Speaking from a Linux perspective, there are a few mechanisms that help make sure this scenario can be handled safely.

1) The way Linux handles page replacement policies. Linux uses several LRU lists for its page cache. For file-backed and anonymous pages, each has a respective active and inactive list of pages. When a page is used, the CPU will mark the page as used through its PAGE_BIT_ACCESSED flag in the corresponding page table entry (pte). When this happens, Linux can put the page in the active list. After some time, the page replacement handler tries to kick the page out, but the page must go through a few rounds and steps before being kicked out. It's accessed bit must be turned off, then it must be put on the inactive list. Each time the handler executes one of these steps, it lets the page live and moves on to the rest of the list looking for pages to evict, perhaps until it reaches our page again. Since each of these steps involves several iterations through the LRU lists, presumably any CPU operations that made our page initially active will have ended by the time the handler comes back around to our page to evict it. If, on the other hand, the CPU accessed the page again while our page was on the inactive list waiting to be evicted, its accessed bit will be turned on and it can again be placed on the active list. The key here is that Linux generally tries to keep a certain number of pages in the inactive list so that when it's time to evict, only inactive pages are chosen. This is a way to prevent your situation from occurring, where an active page is kicked out.

2) Swapping. Suppose your scenario actually happened. The way you describe eviction makes it seem like active memory that's evicted is a fatal error. In reality, when a page is evicted either it is a file-backed page that is written back to disk or an anonymous page that is written to swap space (assuming you have swap space). Thus, barring any power failures, memory won't be lost during eviction. Additionally any cache entries that hold data corresponding to this page will be invalidated. So when the CPU tries to read/write to a page, it will see the cache entries as being invalid raising a page fault. As with any other page fault, the page would be brought back in to memory and up through the cache/memory hierarchy. (A good explanation of CPU's behavior during a page fault)
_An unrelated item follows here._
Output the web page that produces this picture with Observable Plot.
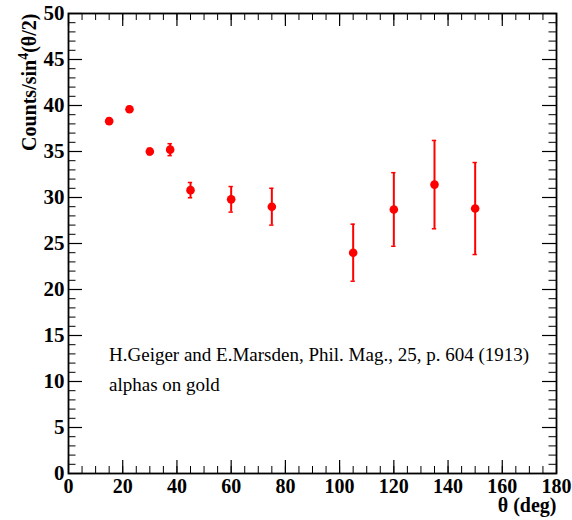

3) Page locking. If you truly needed to lock pages, Linux has a way to do that. From within the Linux kernel, there are page locking functions (like lock_page()) that are used during I/O operations or page/page_table operations. There is also the mlock() family of functions that can be called from user space to lock specific memory into RAM. Notice that mlock doesn't guarantee that the memory stays in the same physical address, just that it stays in RAM (guaranteeing at worst a soft page fault).